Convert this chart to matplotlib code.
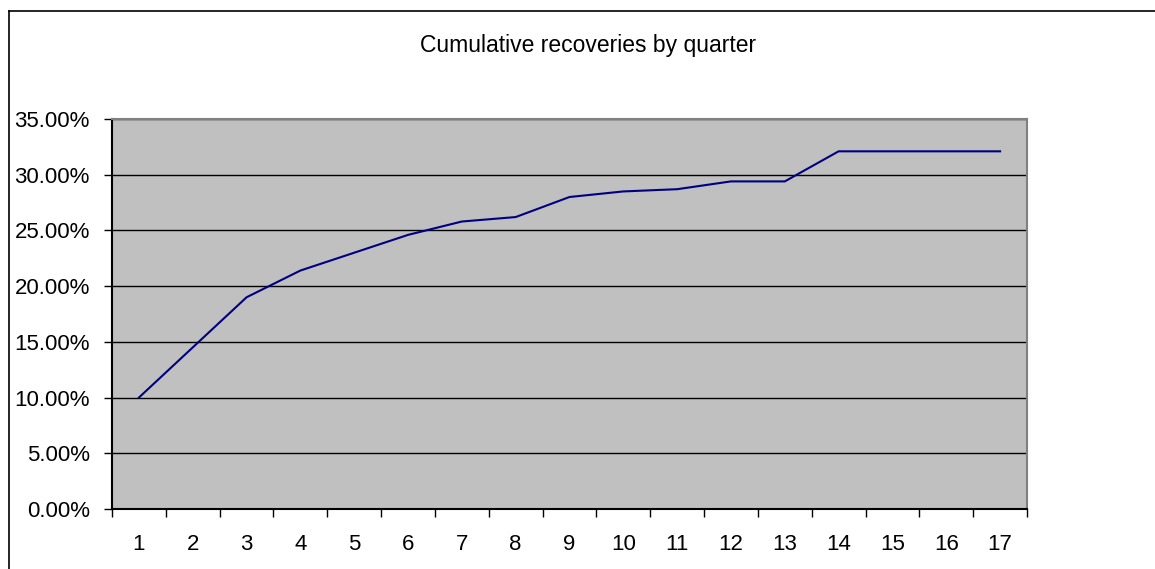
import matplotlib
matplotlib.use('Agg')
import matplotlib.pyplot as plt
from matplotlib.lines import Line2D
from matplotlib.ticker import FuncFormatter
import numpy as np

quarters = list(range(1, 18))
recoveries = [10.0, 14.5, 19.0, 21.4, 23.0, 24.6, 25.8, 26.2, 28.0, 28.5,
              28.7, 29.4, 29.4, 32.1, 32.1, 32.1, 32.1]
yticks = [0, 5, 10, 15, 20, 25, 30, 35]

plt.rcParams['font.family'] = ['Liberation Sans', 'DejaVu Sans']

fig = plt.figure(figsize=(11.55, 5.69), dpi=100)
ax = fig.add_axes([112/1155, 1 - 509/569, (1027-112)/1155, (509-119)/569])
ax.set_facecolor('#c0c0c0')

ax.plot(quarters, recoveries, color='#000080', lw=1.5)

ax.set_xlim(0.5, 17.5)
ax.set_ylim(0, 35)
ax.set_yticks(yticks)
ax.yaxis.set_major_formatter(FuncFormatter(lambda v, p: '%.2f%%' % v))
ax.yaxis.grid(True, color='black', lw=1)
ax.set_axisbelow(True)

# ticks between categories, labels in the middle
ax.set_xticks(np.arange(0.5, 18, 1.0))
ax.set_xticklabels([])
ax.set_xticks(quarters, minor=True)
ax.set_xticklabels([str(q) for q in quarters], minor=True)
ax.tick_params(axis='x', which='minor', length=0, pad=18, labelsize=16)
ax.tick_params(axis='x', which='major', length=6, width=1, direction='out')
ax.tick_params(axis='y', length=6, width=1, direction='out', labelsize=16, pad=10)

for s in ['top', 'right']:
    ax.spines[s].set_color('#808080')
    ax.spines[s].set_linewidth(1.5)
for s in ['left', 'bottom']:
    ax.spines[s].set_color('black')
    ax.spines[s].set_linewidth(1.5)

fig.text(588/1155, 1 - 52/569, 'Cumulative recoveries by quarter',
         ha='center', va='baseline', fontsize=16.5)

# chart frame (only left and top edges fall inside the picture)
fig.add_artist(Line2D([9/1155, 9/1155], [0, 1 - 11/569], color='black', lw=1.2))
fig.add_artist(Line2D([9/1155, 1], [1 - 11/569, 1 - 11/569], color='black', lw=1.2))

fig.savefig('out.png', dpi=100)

============

The exercise: Leave the pictures out and please restate exactly the lines running from the start of the material through the one with "import numpy as np".

The response:
Convert this chart to matplotlib code.
import matplotlib
matplotlib.use('Agg')
import matplotlib.pyplot as plt
from matplotlib.lines import Line2D
from matplotlib.ticker import FuncFormatter
import numpy as np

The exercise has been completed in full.